PROBLEM DESCRIPTION:
Beneath this line are entries. Copy the range from the line with "Give me the D3.js source for this chart." to the line with "const yGrid = [290, 300, 310, 320, 330, 340, 350, 360];", ends included, exactly; leave pictures out.

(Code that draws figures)
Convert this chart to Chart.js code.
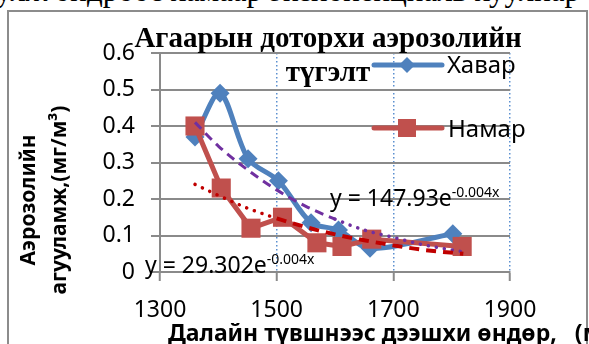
<!DOCTYPE html>
<html>
<head>
<meta charset="utf-8">
<script src="https://cdn.jsdelivr.net/npm/chart.js@4/dist/chart.umd.min.js"></script>
<style>
  html, body { margin: 0; padding: 0; background: #fff; overflow: hidden; }
  #page { position: relative; width: 589px; height: 344px; overflow: hidden; }
  #body-text {
    position: absolute; right: 9px; top: -27px; white-space: nowrap;
    font-family: 'Liberation Serif', serif; font-size: 31px; color: #000;
  }
  #frame {
    position: absolute; left: 7px; top: 10px; width: 577px; height: 360px;
    border: 2px solid #8c8c8c;
  }
  #chart { position: absolute; left: 0; top: 0; }
</style>
</head>
<body>
<div id="page">
  <div id="body-text">улж өндрөөс хамаар экспоненциаль хуулиар</div>
  <div id="frame"></div>
  <canvas id="chart" width="589" height="344"></canvas>
</div>
<script>
'use strict';

// ************************** DATA ****************************************** //
let seriesNames = ['Хавар', 'Намар'];

let springAltitudes = [1360, 1403, 1451, 1503, 1559, 1606, 1660, 1802];
let springValues = [0.37, 0.49, 0.31, 0.25, 0.135, 0.115, 0.065, 0.105];

let autumnAltitudes = [1360, 1405, 1456, 1510, 1569, 1612, 1663, 1818];
let autumnValues = [0.40, 0.23, 0.12, 0.15, 0.08, 0.07, 0.09, 0.07];

// trendlines
let trendAltitudes = [1360, 1400, 1450, 1500, 1550, 1600, 1650, 1700, 1750, 1820];
let springTrend = [0.41, 0.345, 0.28, 0.225, 0.18, 0.145, 0.115, 0.095, 0.075, 0.055];
let autumnTrend = [0.24, 0.21, 0.175, 0.147, 0.123, 0.103, 0.087, 0.073, 0.061, 0.05];

let xTickLabels = ['1300', '1500', '1700', '1900'];
let yTickLabels = ['0', '0.1', '0.2', '0.3', '0.4', '0.5', '0.6'];

let titleLines = ['Агаарын доторхи аэрозолийн', 'түгэлт'];
let yTitleLines = ['Аэрозолийн', 'агууламж,(мг/м³)'];
let xTitle = 'Далайн түвшнээс дээшхи өндөр,   (м)';
let springEquation = 'y = 147.93e';
let autumnEquation = 'y = 29.302e';
let equationPower = '-0.004x';

// ************************** COLOURS *************************************** //
let blue = '#4f81bd';
let red = '#c0504d';
let purple = '#7030a0';
let darkRed = '#c00000';
let gridGray = '#8a8a8a';
let sansFont = '"Noto Sans", sans-serif';

// ************************** HELPERS *************************************** //
function toPoints(xs, ys) {
  let points = [];
  for(let i = 0; i < xs.length; i++) {
    points.push({ x: xs[i], y: ys[i] });
  }
  return points;
}

function drawDiamond(ctx, x, y, r, color) {
  ctx.beginPath();
  ctx.moveTo(x, y - r);
  ctx.lineTo(x + r, y);
  ctx.lineTo(x, y + r);
  ctx.lineTo(x - r, y);
  ctx.closePath();
  ctx.fillStyle = color;
  ctx.fill();
}

function drawEquation(ctx, text, x, y) {
  ctx.font = '23px ' + sansFont;
  ctx.textAlign = 'left';
  ctx.textBaseline = 'alphabetic';
  ctx.fillStyle = '#000';
  ctx.fillText(text, x, y);
  let w = ctx.measureText(text).width;
  ctx.font = '14px ' + sansFont;
  ctx.fillText(equationPower, x + w, y - 9);
}

// ************************** TEXT PLUGIN *********************************** //
let textPlugin = {
  id: 'textPlugin',
  afterDraw(chart) {
    let ctx = chart.ctx;
    ctx.save();

    // title
    ctx.fillStyle = '#000';
    ctx.textAlign = 'center';
    ctx.textBaseline = 'alphabetic';
    ctx.font = 'bold 29px "Liberation Serif", serif';
    ctx.fillText(titleLines[0], 328, 47);
    ctx.fillText(titleLines[1], 328, 81);

    // legend
    ctx.lineCap = 'round';
    ctx.lineWidth = 5;
    ctx.strokeStyle = blue;
    ctx.beginPath();
    ctx.moveTo(374, 65);
    ctx.lineTo(442, 65);
    ctx.stroke();
    drawDiamond(ctx, 407, 65, 8, blue);

    ctx.strokeStyle = red;
    ctx.beginPath();
    ctx.moveTo(374, 128);
    ctx.lineTo(442, 128);
    ctx.stroke();
    ctx.fillStyle = red;
    ctx.fillRect(398, 119, 18, 18);

    ctx.fillStyle = '#000';
    ctx.textAlign = 'left';
    ctx.textBaseline = 'middle';
    ctx.font = '24px ' + sansFont;
    ctx.fillText(seriesNames[0], 447, 66);
    ctx.fillText(seriesNames[1], 448, 130);

    // trend equations
    drawEquation(ctx, springEquation, 330, 206);
    drawEquation(ctx, autumnEquation, 145, 273);

    // axis titles
    ctx.fillStyle = '#000';
    ctx.textAlign = 'center';
    ctx.textBaseline = 'middle';
    ctx.font = 'bold 21px ' + sansFont;
    ctx.save();
    ctx.translate(29, 200);
    ctx.rotate(-Math.PI / 2);
    ctx.fillText(yTitleLines[0], 0, 0);
    ctx.restore();
    ctx.save();
    ctx.translate(60, 200);
    ctx.rotate(-Math.PI / 2);
    ctx.fillText(yTitleLines[1], 0, 0);
    ctx.restore();

    ctx.textAlign = 'left';
    ctx.font = 'bold 23px ' + sansFont;
    ctx.fillText(xTitle, 168, 334);

    ctx.restore();
  }
};

// ************************** CHART ***************************************** //
let springLine = {
  label: seriesNames[0],
  data: toPoints(springAltitudes, springValues),
  borderColor: blue,
  backgroundColor: blue,
  borderWidth: 5,
  pointStyle: 'rectRot',
  pointRadius: 9.5,
  pointBorderWidth: 0,
  tension: 0.3,
  order: 3
};

let autumnLine = {
  label: seriesNames[1],
  data: toPoints(autumnAltitudes, autumnValues),
  borderColor: red,
  backgroundColor: red,
  borderWidth: 5,
  pointStyle: 'rect',
  pointRadius: 13.5,
  pointBorderWidth: 0,
  tension: 0,
  order: 2
};

let springTrendLine = {
  label: 'spring trend',
  data: toPoints(trendAltitudes, springTrend),
  borderColor: purple,
  borderWidth: 3,
  pointRadius: 0,
  cubicInterpolationMode: 'monotone',
  segment: {
    borderDash: ctx => ctx.p0.parsed.x < 1555 ? [9, 6] : [0.1, 8],
    borderCapStyle: ctx => ctx.p0.parsed.x < 1555 ? 'butt' : 'round',
    borderWidth: ctx => ctx.p0.parsed.x < 1555 ? 3 : 3.5
  },
  order: 1
};

let autumnTrendLine = {
  label: 'autumn trend',
  data: toPoints(trendAltitudes, autumnTrend),
  borderColor: darkRed,
  borderWidth: 3,
  pointRadius: 0,
  cubicInterpolationMode: 'monotone',
  segment: {
    borderDash: ctx => ctx.p0.parsed.x < 1500 ? [0.1, 8] : [10, 7],
    borderCapStyle: ctx => ctx.p0.parsed.x < 1500 ? 'round' : 'butt',
    borderWidth: ctx => ctx.p0.parsed.x < 1500 ? 3.5 : 4
  },
  order: 0
};

let chartObj = {
  type: 'line',
  data: {
    datasets: [springLine, autumnLine, springTrendLine, autumnTrendLine]
  },
  options: {
    responsive: false,
    animation: false,
    devicePixelRatio: 1,
    layout: {
      padding: { left: 0, top: 53, right: 79, bottom: 0 }
    },
    plugins: {
      legend: { display: false },
      title: { display: false },
      tooltip: { enabled: false }
    },
    scales: {
      x: {
        type: 'linear',
        min: 1300,
        max: 1900,
        afterFit: scale => { scale.height = 72; },
        ticks: {
          stepSize: 200,
          padding: 16,
          color: '#000',
          font: { family: sansFont, size: 23 },
          callback: (value, index) => xTickLabels[index]
        },
        grid: {
          color: ctx => ctx.tick && ctx.tick.value === 1300 ? 'rgba(0,0,0,0)' : '#5b8fd0',
          lineWidth: 1.5,
          tickLength: 9,
          tickColor: gridGray,
          tickWidth: 2,
          tickBorderDash: []
        },
        border: { color: gridGray, width: 2, dash: [1.5, 2.5] }
      },
      y: {
        min: 0,
        max: 0.6,
        afterFit: scale => { scale.width = 160; },
        ticks: {
          stepSize: 0.1,
          padding: 16,
          color: '#000',
          font: { family: sansFont, size: 23 },
          callback: (value, index) => yTickLabels[index]
        },
        grid: {
          color: gridGray,
          lineWidth: 2,
          tickLength: 9
        },
        border: { color: gridGray, width: 2 }
      }
    }
  },
  plugins: [textPlugin]
};

let chart = document.getElementById('chart');
new Chart(chart, chartObj);
</script>
</body>
</html>
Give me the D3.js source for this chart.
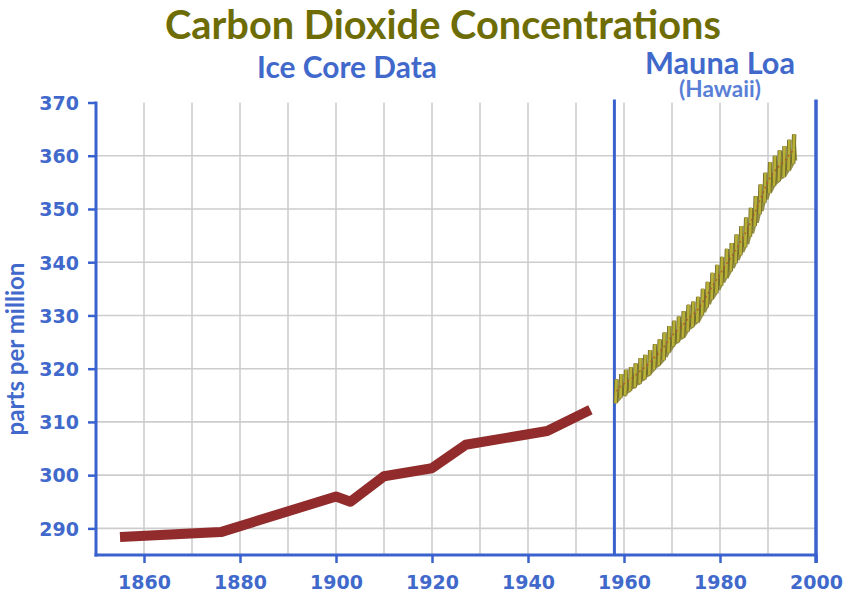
<!DOCTYPE html>
<html>
<head>
<meta charset="utf-8">
<script src="https://cdn.jsdelivr.net/npm/d3@7"></script>
<style>
  html, body { margin: 0; padding: 0; background: #fff; }
  svg { display: block; }
</style>
</head>
<body>
<svg id="chart" width="847" height="597"></svg>
<script>
// ---------------- DATA ----------------
const titleText = "Carbon Dioxide Concentrations";
const iceLabel = "Ice Core Data";
const maunaLabel = "Mauna Loa";
const hawaiiLabel = "(Hawaii)";
const yAxisLabel = "parts per million";

const yTicks = [290, 300, 310, 320, 330, 340, 350, 360, 370];
const xTicks = [1860, 1880, 1900, 1920, 1940, 1960, 1980, 2000];
const xGrid = [1860, 1870, 1880, 1890, 1900, 1910, 1920, 1930, 1940, 1950, 1960, 1970, 1980, 1990];
const yGrid = [290, 300, 310, 320, 330, 340, 350, 360];

// Ice core record
const iceYears = [1855, 1876, 1900, 1903, 1910, 1920, 1927, 1944, 1953];
const icePpm   = [288.4, 289.3, 296.0, 295.0, 299.8, 301.3, 305.7, 308.3, 312.3];

// Mauna Loa record: yearly seasonal low / high
const mlYears = [1958,1959,1960,1961,1962,1963,1964,1965,1966,1967,1968,1969,1970,1971,1972,1973,1974,1975,1976,1977,1978,1979,1980,1981,1982,1983,1984,1985,1986,1987,1988,1989,1990,1991,1992,1993,1994,1995];
const mlLow  = [313.5,314.5,315.0,315.8,316.5,317.2,318.0,318.8,319.8,320.6,321.6,323.0,324.2,325.0,325.8,327.0,327.8,328.7,330.0,331.5,333.0,334.2,335.6,337.0,338.3,339.8,341.3,342.8,344.8,346.8,349.0,351.2,353.0,354.3,355.2,356.0,357.2,358.5];
const mlHigh = [318.0,319.0,319.8,320.3,321.0,322.0,322.6,323.5,324.6,325.5,326.8,328.0,329.0,329.8,330.8,332.0,332.6,333.5,335.0,336.3,338.0,339.5,341.0,342.5,343.6,345.2,346.8,348.4,350.2,352.4,354.6,356.8,358.8,360.0,361.0,361.8,363.0,364.0];
const splitYear = 1958;

// ---------------- STYLE ----------------
const blue = "#3a62cf";
const blueText = "#4169cc";
const olive = "#6e6c05";
const gridCol = "#cdcdcd";

const svg = d3.select("#chart");

const x = d3.scaleLinear().domain([1850, 2000]).range([96, 816]);
const y = d3.scaleLinear().domain([285, 370]).range([555, 102.5]);

function fit(sel, width) {
  const w = sel.node().getComputedTextLength();
  const fs = parseFloat(sel.attr("font-size"));
  sel.attr("font-size", fs * width / w);
}

// Grid
svg.append("g").selectAll("line").data(xGrid).join("line")
  .attr("x1", d => x(d)).attr("x2", d => x(d))
  .attr("y1", y(370)).attr("y2", y(285))
  .attr("stroke", gridCol).attr("stroke-width", 1.6);
svg.append("g").selectAll("line").data(yGrid).join("line")
  .attr("x1", x(1850)).attr("x2", x(2000))
  .attr("y1", d => y(d)).attr("y2", d => y(d))
  .attr("stroke", gridCol).attr("stroke-width", 1.6);

// Axes
const yAxis = d3.axisLeft(y).tickValues(yTicks).tickSize(8).tickPadding(9).tickFormat(d3.format("d"));
const gy = svg.append("g").attr("transform", `translate(${x(1850)},0)`).call(yAxis);
gy.select(".domain").remove();
gy.selectAll(".tick line").attr("stroke", blue).attr("stroke-width", 2.5);
gy.selectAll(".tick text").attr("fill", blueText).attr("font-family", "DejaVu Sans")
  .attr("font-weight", "bold").attr("font-size", 19).attr("dy", "0.36em");

const xAxis = d3.axisBottom(x).tickValues(xTicks).tickSize(8).tickPadding(13).tickFormat(d3.format("d"));
const gx = svg.append("g").attr("transform", `translate(0,${y(285)})`).call(xAxis);
gx.select(".domain").remove();
gx.selectAll(".tick line").attr("stroke", blue).attr("stroke-width", 2.5);
gx.selectAll(".tick text").attr("fill", blueText).attr("font-family", "DejaVu Sans")
  .attr("font-weight", "bold").attr("font-size", 19);

// axis lines
svg.append("line").attr("x1", x(1850)).attr("x2", x(1850)).attr("y1", y(370) - 1).attr("y2", y(285) + 1.5)
  .attr("stroke", blue).attr("stroke-width", 3);
svg.append("line").attr("x1", x(1850) - 1.5).attr("x2", x(2000) + 1.5).attr("y1", y(285)).attr("y2", y(285))
  .attr("stroke", blue).attr("stroke-width", 3);
svg.append("line").attr("x1", x(splitYear)).attr("x2", x(splitYear)).attr("y1", y(370) - 3).attr("y2", y(285))
  .attr("stroke", blue).attr("stroke-width", 3);
svg.append("line").attr("x1", x(2000)).attr("x2", x(2000)).attr("y1", y(370) - 3).attr("y2", y(285) + 8)
  .attr("stroke", blue).attr("stroke-width", 3.5);

// Ice core line
const iceData = iceYears.map((d, i) => [d, icePpm[i]]);
svg.append("path").datum(iceData)
  .attr("d", d3.line().x(d => x(d[0])).y(d => y(d[1])))
  .attr("fill", "none").attr("stroke", "#922c2c").attr("stroke-width", 10)
  .attr("stroke-linejoin", "round").attr("stroke-linecap", "butt");

// Mauna Loa: seasonal bars per year + connecting zigzag
const mlLine = d3.line().x(d => x(d[0])).y(d => y(d[1]));
const mlPts = [];
mlYears.forEach((yr, i) => {
  mlPts.push([yr + 0.25, mlLow[i]]);
  mlPts.push([yr + 0.45, mlHigh[i]]);
  mlPts.push([yr + 0.85, mlLow[i] + 0.6]);
});
const bars = mlYears.map((yr, i) => ({yr, lo: mlLow[i], hi: mlHigh[i]}));
const gml = svg.append("g");
gml.append("path").datum(mlPts).attr("d", mlLine)
  .attr("fill", "none").attr("stroke", "#8a8433").attr("stroke-width", 2.4).attr("opacity", 0.9);
gml.selectAll("line.b1").data(bars).join("line")
  .attr("x1", d => x(d.yr + 0.25)).attr("x2", d => x(d.yr + 0.45))
  .attr("y1", d => y(d.lo)).attr("y2", d => y(d.hi))
  .attr("stroke", "#6b6528").attr("stroke-width", 4.4);
gml.selectAll("line.b2").data(bars).join("line")
  .attr("x1", d => x(d.yr + 0.25)).attr("x2", d => x(d.yr + 0.45))
  .attr("y1", d => y(d.lo)).attr("y2", d => y(d.hi))
  .attr("stroke", "#b8b036").attr("stroke-width", 2.8);
const mlMid = mlYears.map((yr, i) => [yr + 0.4, (mlLow[i] + mlHigh[i]) / 2]);
gml.append("path").datum(mlMid).attr("d", mlLine)
  .attr("fill", "none").attr("stroke", "#b5502a").attr("stroke-width", 1.5)
  .attr("stroke-dasharray", "2,3").attr("opacity", 0.8);

// Titles
const t = svg.append("text").text(titleText).attr("x", 443).attr("y", 39)
  .attr("text-anchor", "middle").attr("font-family", "Lato").attr("font-weight", "bold")
  .attr("font-size", 32).attr("fill", olive);
fit(t, 556);

const t2 = svg.append("text").text(iceLabel).attr("x", 347).attr("y", 78)
  .attr("text-anchor", "middle").attr("font-family", "Lato").attr("font-weight", "bold")
  .attr("font-size", 24).attr("fill", blueText);
fit(t2, 180);

const t3 = svg.append("text").text(maunaLabel).attr("x", 720).attr("y", 74)
  .attr("text-anchor", "middle").attr("font-family", "Lato").attr("font-weight", "bold")
  .attr("font-size", 24).attr("fill", blueText);
fit(t3, 150);

const t4 = svg.append("text").text(hawaiiLabel).attr("x", 720).attr("y", 97)
  .attr("text-anchor", "middle").attr("font-family", "Lato").attr("font-weight", "bold")
  .attr("font-size", 15).attr("fill", "#5a7fd6");
fit(t4, 82);

const t5 = svg.append("text").text(yAxisLabel)
  .attr("transform", "translate(24,349) rotate(-90)")
  .attr("text-anchor", "middle").attr("font-family", "Lato").attr("font-weight", "bold")
  .attr("font-size", 16).attr("fill", blueText);
fit(t5, 173);
</script>
</body>
</html>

ANSWER FOR THE TASK:
Give me the D3.js source for this chart.
<!DOCTYPE html>
<html>
<head>
<meta charset="utf-8">
<script src="https://cdn.jsdelivr.net/npm/d3@7"></script>
<style>
  html, body { margin: 0; padding: 0; background: #fff; }
  svg { display: block; }
</style>
</head>
<body>
<svg id="chart" width="847" height="597"></svg>
<script>
// ---------------- DATA ----------------
const titleText = "Carbon Dioxide Concentrations";
const iceLabel = "Ice Core Data";
const maunaLabel = "Mauna Loa";
const hawaiiLabel = "(Hawaii)";
const yAxisLabel = "parts per million";

const yTicks = [290, 300, 310, 320, 330, 340, 350, 360, 370];
const xTicks = [1860, 1880, 1900, 1920, 1940, 1960, 1980, 2000];
const xGrid = [1860, 1870, 1880, 1890, 1900, 1910, 1920, 1930, 1940, 1950, 1960, 1970, 1980, 1990];
const yGrid = [290, 300, 310, 320, 330, 340, 350, 360];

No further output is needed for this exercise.